■ **WHAT YOU ARE ASKED TO DO**:
Leave out the pictures and repeat the rest of the material exactly.

■ **DATA PROVIDED**:

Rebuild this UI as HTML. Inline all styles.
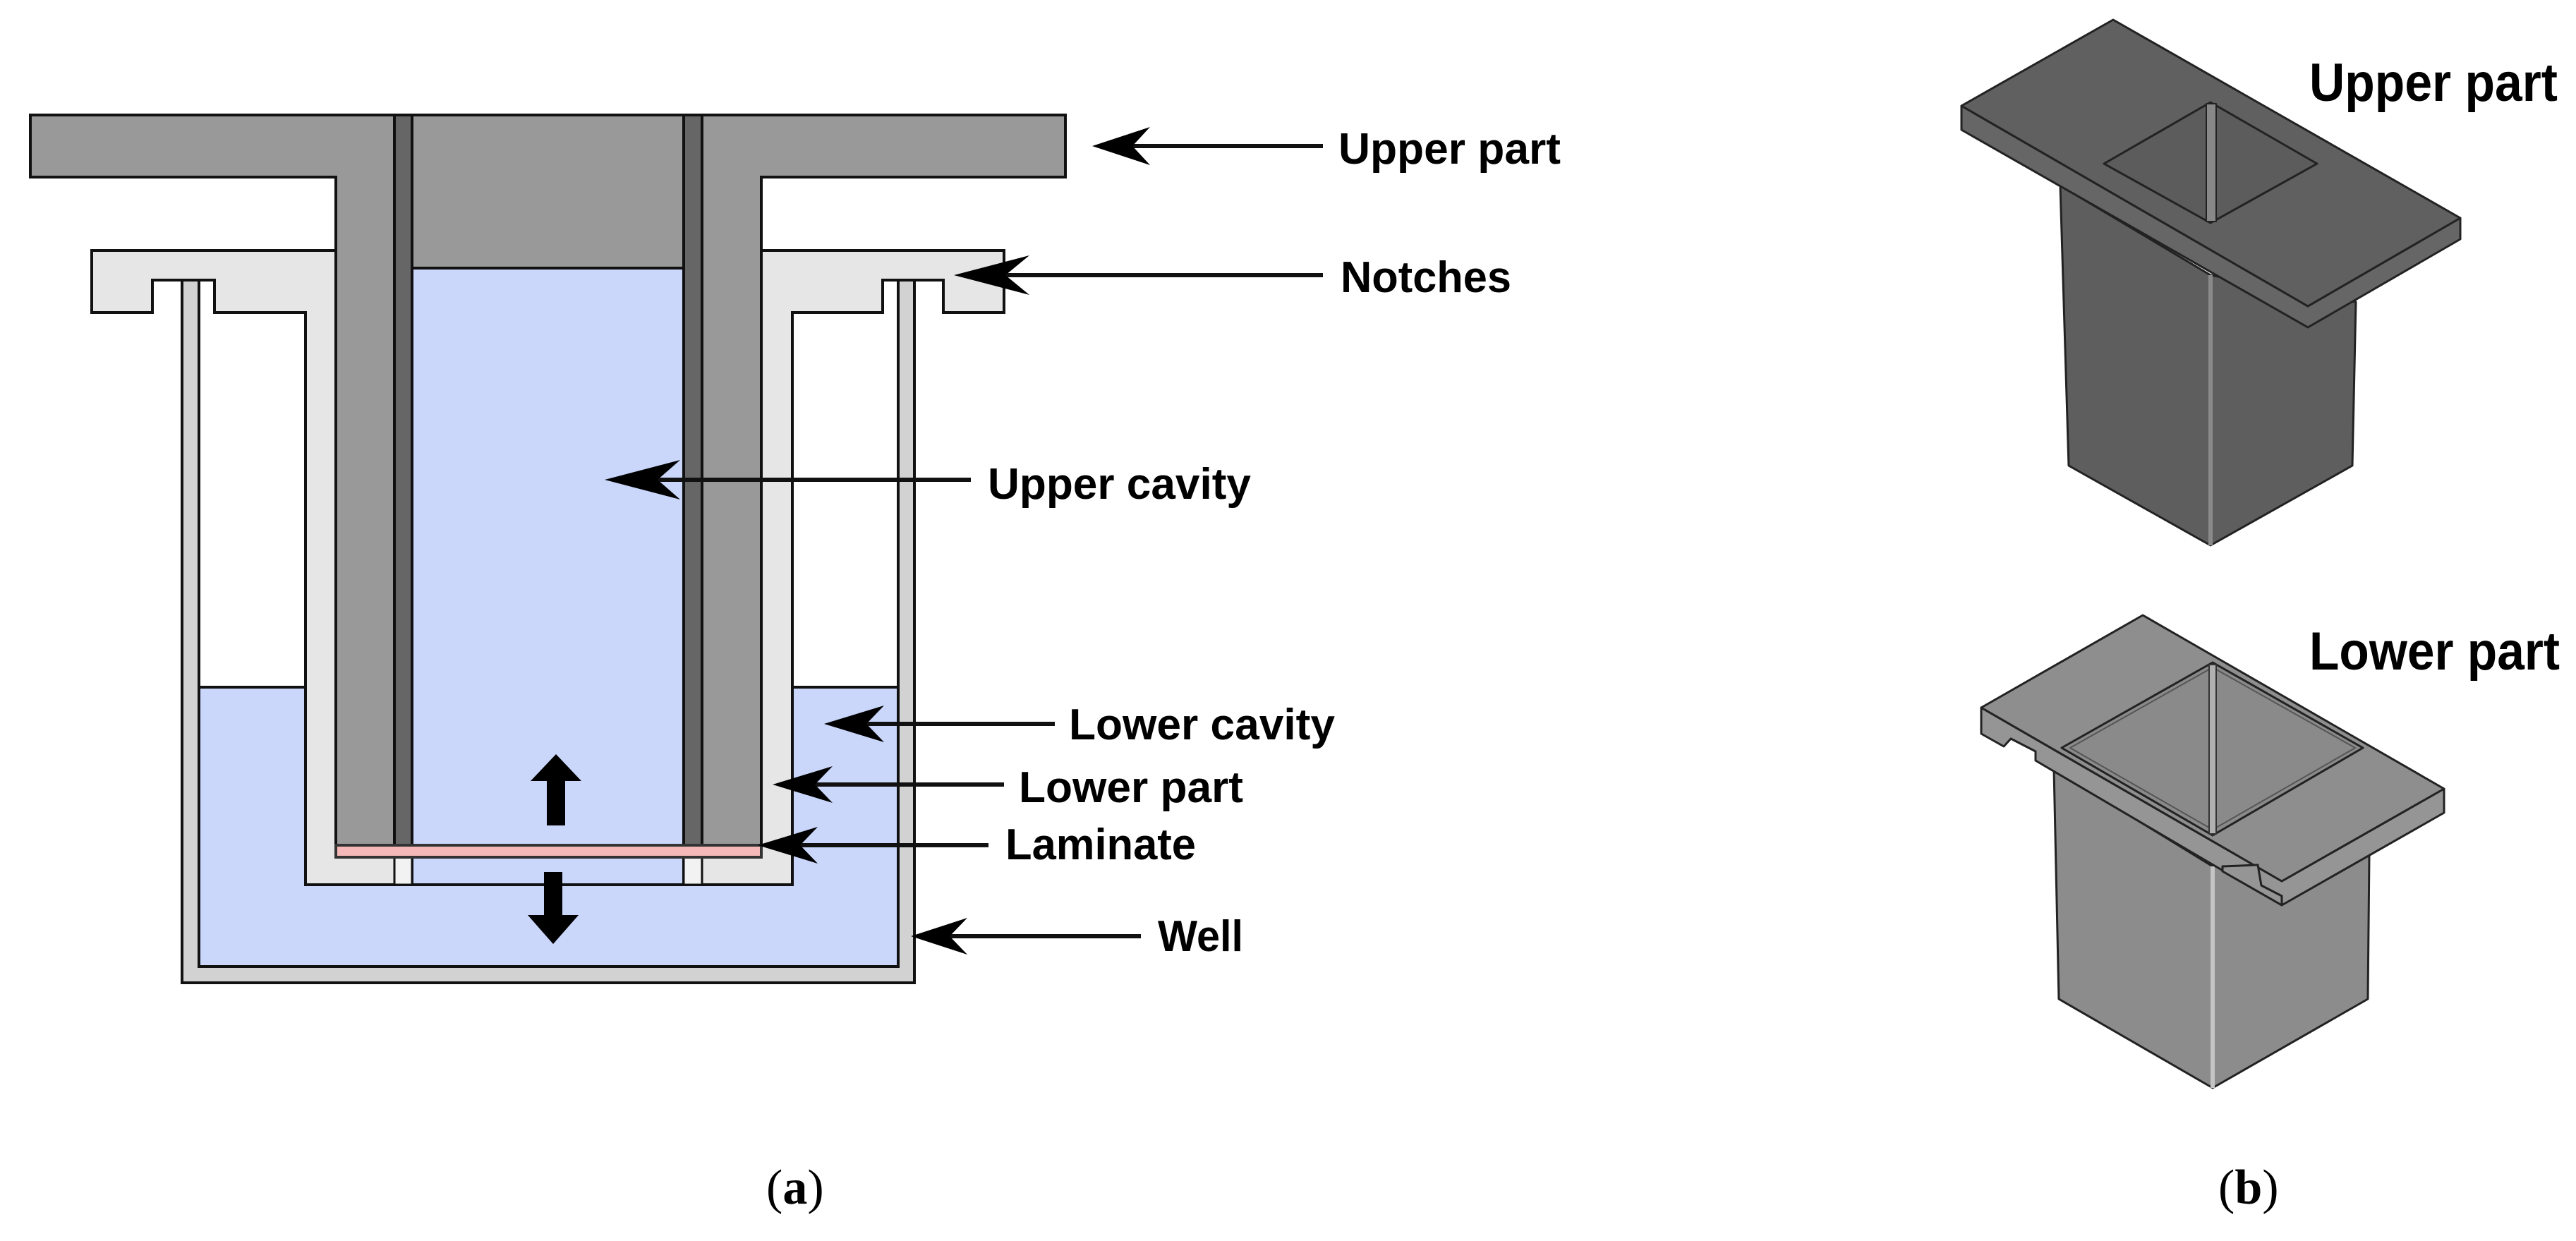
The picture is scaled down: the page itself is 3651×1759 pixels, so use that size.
<!DOCTYPE html>
<html><head><meta charset="utf-8"><style>
html,body{margin:0;padding:0;background:#fff;}
svg{display:block;}
.l{font-family:"Liberation Sans",Arial,sans-serif;font-weight:bold;font-size:62px;fill:#000;}
</style></head><body>
<svg width="3651" height="1759" viewBox="0 0 3651 1759" xmlns="http://www.w3.org/2000/svg">
<rect width="3651" height="1759" fill="#fff"/>
<!-- Well -->
<rect x="258" y="397" width="1038" height="996" fill="#d2d2d2" stroke="#111" stroke-width="4"/>
<rect x="282" y="397" width="991" height="973" fill="#fff" stroke="#111" stroke-width="4"/>
<rect x="282" y="974" width="991" height="396" fill="#cad7fb" stroke="#111" stroke-width="4"/>
<!-- Lower part -->
<polygon points="130,355 476,355 476,1215 1079,1215 1079,355 1423,355 1423,443 1337,443 1337,397 1251,397 1251,443 1123,443 1123,1254 433,1254 433,443 304,443 304,397 216,397 216,443 130,443" fill="#e6e6e6" stroke="#111" stroke-width="4"/>
<!-- Upper part -->
<polygon points="43,163 1510,163 1510,251 1079,251 1079,1198 476,1198 476,251 43,251" fill="#999" stroke="#111" stroke-width="4"/>
<rect x="584" y="380" width="385" height="874" fill="#cad7fb" stroke="#111" stroke-width="4"/>
<rect x="559" y="163" width="25" height="1035" fill="#666" stroke="#111" stroke-width="4"/>
<rect x="969" y="163" width="26" height="1035" fill="#666" stroke="#111" stroke-width="4"/>
<rect x="559" y="1215" width="25" height="39" fill="#f2f2f2" stroke="#111" stroke-width="3"/>
<rect x="969" y="1215" width="26" height="39" fill="#f2f2f2" stroke="#111" stroke-width="3"/>
<rect x="476" y="1198" width="603" height="17" fill="#f4b8b8" stroke="#333" stroke-width="4"/>
<!-- up/down arrows -->
<polygon points="788,1069 824,1107 801,1107 801,1170 775,1170 775,1107 752,1107" fill="#000"/>
<polygon points="784,1338 820,1297 797,1297 797,1236 771,1236 771,1297 748,1297" fill="#000"/>
<!-- label arrows -->
<g stroke="#111" stroke-width="6">
<line x1="1590" y1="207" x2="1875" y2="207"/>
<line x1="1400" y1="390" x2="1875" y2="390"/>
<line x1="900" y1="680" x2="1376" y2="680"/>
<line x1="1210" y1="1026" x2="1495" y2="1026"/>
<line x1="1135" y1="1112" x2="1423" y2="1112"/>
<line x1="1115" y1="1198" x2="1401" y2="1198"/>
<line x1="1330" y1="1327" x2="1617" y2="1327"/>
</g>
<g fill="#000">
<polygon points="1548,207 1630,180 1605,207 1630,234"/>
<polygon points="1352,390 1459,362 1425,390 1459,418"/>
<polygon points="857,680 964,652 932,680 964,708"/>
<polygon points="1168,1026 1253,1000 1228,1026 1253,1052"/>
<polygon points="1095,1112 1180,1086 1155,1112 1180,1138"/>
<polygon points="1074,1198 1159,1172 1134,1198 1159,1224"/>
<polygon points="1291,1327 1371,1301 1346,1327 1371,1353"/>
</g>
<text class="l" x="1897" y="232" textLength="315" lengthAdjust="spacingAndGlyphs">Upper part</text>
<text class="l" x="1900" y="414" textLength="242" lengthAdjust="spacingAndGlyphs">Notches</text>
<text class="l" x="1400" y="707" textLength="373" lengthAdjust="spacingAndGlyphs">Upper cavity</text>
<text class="l" x="1515" y="1048" textLength="377" lengthAdjust="spacingAndGlyphs">Lower cavity</text>
<text class="l" x="1444" y="1137" textLength="318" lengthAdjust="spacingAndGlyphs">Lower part</text>
<text class="l" x="1425" y="1218" textLength="270" lengthAdjust="spacingAndGlyphs">Laminate</text>
<text class="l" x="1641" y="1348" textLength="121" lengthAdjust="spacingAndGlyphs">Well</text>
<!-- Right panel: upper part -->
<g stroke="#222" stroke-width="3" stroke-linejoin="round">
<polygon points="2920,263 3133,390 3339,428 3334,660 3133,773 2932,660" fill="#5e5e5e"/>
<line x1="3133" y1="390" x2="3133" y2="773" stroke="#8a8a8a" stroke-width="6"/>
<polygon points="2780,150 2780,184 3271,464 3487,339 3487,309 3271,434" fill="#666"/>
<polygon points="2780,150 2995,28 3487,309 3271,434" fill="#606060"/>
<polygon points="2982,232 3133,145 3284,232 3133,316" fill="#5c5c5c"/>
<rect x="3127" y="147" width="14" height="167" fill="#888" stroke="#222" stroke-width="2"/>
</g>
<!-- Right panel: lower part -->
<g stroke="#222" stroke-width="3" stroke-linejoin="round">
<polygon points="2911,1090 3136,1228 3358,1212 3356,1416 3136,1542 2918,1416" fill="#8c8c8c"/>
<line x1="3136" y1="1228" x2="3136" y2="1542" stroke="#c4c4c4" stroke-width="6"/>
<polygon points="2808,1003 2808,1040 2840,1058 2850,1047 2885,1065 2885,1078 3234,1283 3464,1152 3464,1118 3234,1249" fill="#959595"/>
<polygon points="2808,1003 3037,872 3464,1118 3234,1249" fill="#8e8e8e"/>
<polygon points="2922,1060 3136,939 3349,1060 3136,1184" fill="#8a8a8a"/>
<polygon points="2934,1060 3136,946 3338,1060 3136,1176" fill="none" stroke="#555" stroke-width="2"/>
<rect x="3131" y="942" width="10" height="240" fill="#b0b0b0" stroke="#333" stroke-width="2"/>
<polygon points="3150,1228 3200,1226 3205,1255 3234,1270 3234,1283 3150,1235" fill="#959595"/>
</g>
<text class="l" x="3273" y="143" textLength="352" lengthAdjust="spacingAndGlyphs" style="font-size:76px">Upper part</text>
<text class="l" x="3273" y="949" textLength="355" lengthAdjust="spacingAndGlyphs" style="font-size:76px">Lower part</text>
<!-- captions -->
<text x="1086" y="1706" style="font-family:'Liberation Serif',serif;font-size:70px">(<tspan font-weight="bold">a</tspan>)</text>
<text x="3144" y="1706" style="font-family:'Liberation Serif',serif;font-size:70px">(<tspan font-weight="bold">b</tspan>)</text>
</svg>
</body></html>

■ **EXERCISE ANSWER**:
Rebuild this UI as HTML. Inline all styles.
The picture is scaled down: the page itself is 3651×1759 pixels, so use that size.
<!DOCTYPE html>
<html><head><meta charset="utf-8"><style>
html,body{margin:0;padding:0;background:#fff;}
svg{display:block;}
.l{font-family:"Liberation Sans",Arial,sans-serif;font-weight:bold;font-size:62px;fill:#000;}
</style></head><body>
<svg width="3651" height="1759" viewBox="0 0 3651 1759" xmlns="http://www.w3.org/2000/svg">
<rect width="3651" height="1759" fill="#fff"/>
<!-- Well -->
<rect x="258" y="397" width="1038" height="996" fill="#d2d2d2" stroke="#111" stroke-width="4"/>
<rect x="282" y="397" width="991" height="973" fill="#fff" stroke="#111" stroke-width="4"/>
<rect x="282" y="974" width="991" height="396" fill="#cad7fb" stroke="#111" stroke-width="4"/>
<!-- Lower part -->
<polygon points="130,355 476,355 476,1215 1079,1215 1079,355 1423,355 1423,443 1337,443 1337,397 1251,397 1251,443 1123,443 1123,1254 433,1254 433,443 304,443 304,397 216,397 216,443 130,443" fill="#e6e6e6" stroke="#111" stroke-width="4"/>
<!-- Upper part -->
<polygon points="43,163 1510,163 1510,251 1079,251 1079,1198 476,1198 476,251 43,251" fill="#999" stroke="#111" stroke-width="4"/>
<rect x="584" y="380" width="385" height="874" fill="#cad7fb" stroke="#111" stroke-width="4"/>
<rect x="559" y="163" width="25" height="1035" fill="#666" stroke="#111" stroke-width="4"/>
<rect x="969" y="163" width="26" height="1035" fill="#666" stroke="#111" stroke-width="4"/>
<rect x="559" y="1215" width="25" height="39" fill="#f2f2f2" stroke="#111" stroke-width="3"/>
<rect x="969" y="1215" width="26" height="39" fill="#f2f2f2" stroke="#111" stroke-width="3"/>
<rect x="476" y="1198" width="603" height="17" fill="#f4b8b8" stroke="#333" stroke-width="4"/>
<!-- up/down arrows -->
<polygon points="788,1069 824,1107 801,1107 801,1170 775,1170 775,1107 752,1107" fill="#000"/>
<polygon points="784,1338 820,1297 797,1297 797,1236 771,1236 771,1297 748,1297" fill="#000"/>
<!-- label arrows -->
<g stroke="#111" stroke-width="6">
<line x1="1590" y1="207" x2="1875" y2="207"/>
<line x1="1400" y1="390" x2="1875" y2="390"/>
<line x1="900" y1="680" x2="1376" y2="680"/>
<line x1="1210" y1="1026" x2="1495" y2="1026"/>
<line x1="1135" y1="1112" x2="1423" y2="1112"/>
<line x1="1115" y1="1198" x2="1401" y2="1198"/>
<line x1="1330" y1="1327" x2="1617" y2="1327"/>
</g>
<g fill="#000">
<polygon points="1548,207 1630,180 1605,207 1630,234"/>
<polygon points="1352,390 1459,362 1425,390 1459,418"/>
<polygon points="857,680 964,652 932,680 964,708"/>
<polygon points="1168,1026 1253,1000 1228,1026 1253,1052"/>
<polygon points="1095,1112 1180,1086 1155,1112 1180,1138"/>
<polygon points="1074,1198 1159,1172 1134,1198 1159,1224"/>
<polygon points="1291,1327 1371,1301 1346,1327 1371,1353"/>
</g>
<text class="l" x="1897" y="232" textLength="315" lengthAdjust="spacingAndGlyphs">Upper part</text>
<text class="l" x="1900" y="414" textLength="242" lengthAdjust="spacingAndGlyphs">Notches</text>
<text class="l" x="1400" y="707" textLength="373" lengthAdjust="spacingAndGlyphs">Upper cavity</text>
<text class="l" x="1515" y="1048" textLength="377" lengthAdjust="spacingAndGlyphs">Lower cavity</text>
<text class="l" x="1444" y="1137" textLength="318" lengthAdjust="spacingAndGlyphs">Lower part</text>
<text class="l" x="1425" y="1218" textLength="270" lengthAdjust="spacingAndGlyphs">Laminate</text>
<text class="l" x="1641" y="1348" textLength="121" lengthAdjust="spacingAndGlyphs">Well</text>
<!-- Right panel: upper part -->
<g stroke="#222" stroke-width="3" stroke-linejoin="round">
<polygon points="2920,263 3133,390 3339,428 3334,660 3133,773 2932,660" fill="#5e5e5e"/>
<line x1="3133" y1="390" x2="3133" y2="773" stroke="#8a8a8a" stroke-width="6"/>
<polygon points="2780,150 2780,184 3271,464 3487,339 3487,309 3271,434" fill="#666"/>
<polygon points="2780,150 2995,28 3487,309 3271,434" fill="#606060"/>
<polygon points="2982,232 3133,145 3284,232 3133,316" fill="#5c5c5c"/>
<rect x="3127" y="147" width="14" height="167" fill="#888" stroke="#222" stroke-width="2"/>
</g>
<!-- Right panel: lower part -->
<g stroke="#222" stroke-width="3" stroke-linejoin="round">
<polygon points="2911,1090 3136,1228 3358,1212 3356,1416 3136,1542 2918,1416" fill="#8c8c8c"/>
<line x1="3136" y1="1228" x2="3136" y2="1542" stroke="#c4c4c4" stroke-width="6"/>
<polygon points="2808,1003 2808,1040 2840,1058 2850,1047 2885,1065 2885,1078 3234,1283 3464,1152 3464,1118 3234,1249" fill="#959595"/>
<polygon points="2808,1003 3037,872 3464,1118 3234,1249" fill="#8e8e8e"/>
<polygon points="2922,1060 3136,939 3349,1060 3136,1184" fill="#8a8a8a"/>
<polygon points="2934,1060 3136,946 3338,1060 3136,1176" fill="none" stroke="#555" stroke-width="2"/>
<rect x="3131" y="942" width="10" height="240" fill="#b0b0b0" stroke="#333" stroke-width="2"/>
<polygon points="3150,1228 3200,1226 3205,1255 3234,1270 3234,1283 3150,1235" fill="#959595"/>
</g>
<text class="l" x="3273" y="143" textLength="352" lengthAdjust="spacingAndGlyphs" style="font-size:76px">Upper part</text>
<text class="l" x="3273" y="949" textLength="355" lengthAdjust="spacingAndGlyphs" style="font-size:76px">Lower part</text>
<!-- captions -->
<text x="1086" y="1706" style="font-family:'Liberation Serif',serif;font-size:70px">(<tspan font-weight="bold">a</tspan>)</text>
<text x="3144" y="1706" style="font-family:'Liberation Serif',serif;font-size:70px">(<tspan font-weight="bold">b</tspan>)</text>
</svg>
</body></html>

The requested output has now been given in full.